Brazilian (SIVAM) Controversy
Allegations of bribery were made against Raytheon in 1995 in connection with its efforts to win a 1.4 billion dollar radar contract from Brazil for the SIVAM project.  SIVAM, the acronym for "System for Vigilance over the Amazon," is a complex radar surveillance system for use monitoring the Amazon rainforest, allegedly to curb the trafficking of illegal narcotics and to curb illegal logging or burning of the forest. Brazilian police wiretapped a telephone conversation between a special advisor to the Brazilian President Fernando Enrique Cardoso, and Raytheon's operative in Brazil, Jose Afonso Assumpcão. According to transcripts published in the Brazilian Weekly Isto E, when Assumpcão told Gomes dos Santos that Brazilian Senator Gilberto Miranda might block the Raytheon contract, Gomes dos Santos responded, "Damn, did you already pay this guy?" Gomes dos Santos and Brazil's aviation minister resigned because of allegations that this conversation suggested that bribes were paid. Nonetheless, Raytheon ultimately was awarded the contract after lobbying by the administration of U.S. President Bill Clinton.

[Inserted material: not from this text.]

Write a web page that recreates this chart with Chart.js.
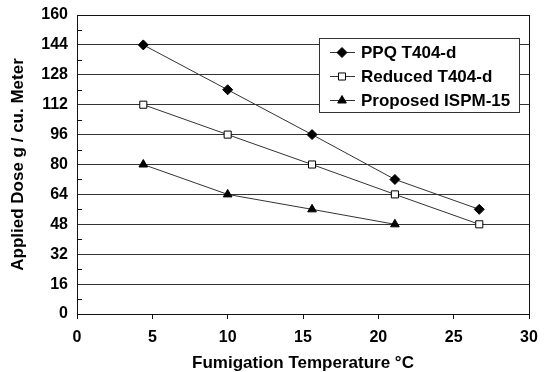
<!DOCTYPE html>
<html>
<head>
<meta charset="utf-8">
<script src="https://cdn.jsdelivr.net/npm/chart.js@4"></script>
<style>
  html, body { margin: 0; padding: 0; background: #fff; }
</style>
</head>
<body>
<canvas id="doseChart" width="550" height="372"></canvas>
<script>
// fumigation temperature (deg C) for each dose point
const temps = [4.4, 10, 15.6, 21.1, 26.7];
const ppqDose = [144, 120, 96, 72, 56];
const reducedDose = [112, 96, 80, 64, 48];
const ispmDose = [80, 64, 56, 48]; // no point at 26.7

const seriesNames = ['PPQ T404-d', 'Reduced T404-d', 'Proposed ISPM-15'];
const xTicks = [0, 5, 10, 15, 20, 25, 30];
const yTicks = [0, 16, 32, 48, 64, 80, 96, 112, 128, 144, 160];

const FONT = '"Liberation Sans", Arial, sans-serif';

function toPoints(ys) {
  return ys.map((y, i) => ({ x: temps[i], y: y }));
}

// box round the plot, minor ticks and the boxed legend
const framePlugin = {
  id: 'frame',
  afterDraw(chart) {
    const ctx = chart.ctx;
    const a = chart.chartArea;
    const yScale = chart.scales.y;
    ctx.save();
    ctx.strokeStyle = '#111';
    ctx.lineWidth = 1;
    ctx.strokeRect(Math.round(a.left) + 0.5, Math.round(a.top) + 0.5,
      Math.round(a.right - a.left), Math.round(a.bottom - a.top));

    // minor ticks halfway between the gridlines
    for (let i = 0; i < yTicks.length - 1; i++) {
      const v = (yTicks[i] + yTicks[i + 1]) / 2;
      const py = Math.round(yScale.getPixelForValue(v)) + 0.5;
      ctx.beginPath();
      ctx.moveTo(a.left, py);
      ctx.lineTo(a.left + 5, py);
      ctx.stroke();
    }

    // legend box
    const bx = Math.round(a.left) + 242, by = Math.round(a.top) + 23, bw = 200, bh = 74;
    ctx.fillStyle = '#fff';
    ctx.fillRect(bx, by, bw, bh);
    ctx.strokeStyle = '#333';
    ctx.strokeRect(bx + 0.5, by + 0.5, bw, bh);
    ctx.font = 'bold 17px ' + FONT;
    ctx.textBaseline = 'middle';
    chart.data.datasets.forEach((ds, i) => {
      const cy = by + 14.5 + i * 24;
      ctx.strokeStyle = ds.borderColor;
      ctx.lineWidth = 1;
      ctx.beginPath();
      ctx.moveTo(bx + 11, cy);
      ctx.lineTo(bx + 36, cy);
      ctx.stroke();
      ctx.fillStyle = ds.pointBackgroundColor;
      ctx.strokeStyle = '#000';
      Chart.helpers.drawPoint(ctx, {
        pointStyle: ds.pointStyle,
        radius: ds.pointRadius,
        borderWidth: 1
      }, bx + 23, cy);
      ctx.fillStyle = '#000';
      ctx.fillText(ds.label, bx + 42, cy + 1);
    });
    ctx.restore();
  }
};

function makeSet(label, ys, style, fill, radius) {
  return {
    label: label,
    data: toPoints(ys),
    borderColor: '#333',
    borderWidth: 1,
    pointStyle: style,
    pointRadius: radius,
    pointBackgroundColor: fill,
    pointBorderColor: '#000',
    pointBorderWidth: 1,
    backgroundColor: fill,
    tension: 0
  };
}

const ctx = document.getElementById('doseChart');
Chart.defaults.font.family = FONT;
Chart.defaults.color = '#000';

new Chart(ctx, {
  type: 'line',
  data: {
    datasets: [
      makeSet(seriesNames[0], ppqDose, 'rectRot', '#000', 5),
      makeSet(seriesNames[1], reducedDose, 'rect', '#fff', 5),
      makeSet(seriesNames[2], ispmDose, 'triangle', '#000', 5)
    ]
  },
  options: {
    responsive: false,
    animation: false,
    devicePixelRatio: 1,
    layout: { padding: { top: 15, right: 21, bottom: 0, left: 8 } },
    plugins: {
      legend: { display: false },
      tooltip: { enabled: false }
    },
    scales: {
      x: {
        type: 'linear',
        min: 0,
        max: 30,
        afterBuildTicks: (s) => { s.ticks = xTicks.map(v => ({ value: v })); },
        afterFit: (s) => { s.height = 58; s.paddingLeft = 0; s.paddingRight = 0; },
        ticks: { font: { size: 16, weight: 'bold' }, padding: 9, color: '#000', autoSkip: false, maxRotation: 0 },
        grid: { display: true, drawOnChartArea: false, drawTicks: true, tickLength: 5, color: '#111' },
        border: { color: '#111' },
        title: {
          display: true,
          text: 'Fumigation Temperature °C',
          font: { size: 17, weight: 'bold', lineHeight: 1 },
          padding: { top: 0, bottom: 0 }
        }
      },
      y: {
        min: 0,
        max: 160,
        afterBuildTicks: (s) => { s.ticks = yTicks.map(v => ({ value: v })); },
        afterFit: (s) => { s.width = 69; s.paddingTop = 0; s.paddingBottom = 0; },
        ticks: { font: { size: 16, weight: 'bold' }, padding: 9, color: '#000', autoSkip: false },
        grid: { color: '#333', lineWidth: 1, drawTicks: false },
        border: { color: '#111' },
        title: {
          display: true,
          text: 'Applied Dose g / cu. Meter',
          font: { size: 17, weight: 'bold' },
          padding: { top: 0, bottom: 0 }
        }
      }
    }
  },
  plugins: [framePlugin]
});
</script>
</body>
</html>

In October of 1999, Raytheon was the subject of a number of securities class action lawsuits alleging it had issued a series of materially false and misleading statements including overstating the Company's 1997 and 1998 revenues, concealing cost overruns and inflating its financial results. The suits were brought in response to a massive drop in value of Raytheon's common stock as traded on the New York Stock Exchange. On Tuesday, October 12, 1999, Raytheon shares were trading at about 45% below the level at which they had been traded on October 11, 1999. The plunge in stock prices was triggered by a Wall Street Journal report that Raytheon was over cost or behind schedule on more than a dozen fixed-price defense contracts. This crash represented a loss of about $8 billion in market value in a single day. On May 13, 2004 Raytheon reported that it had reached a preliminary agreement to pay $410 million in cash and securities to settle a class-action lawsuit alleging it misled investors by not disclosing difficulties on various Pentagon and construction projects five years before.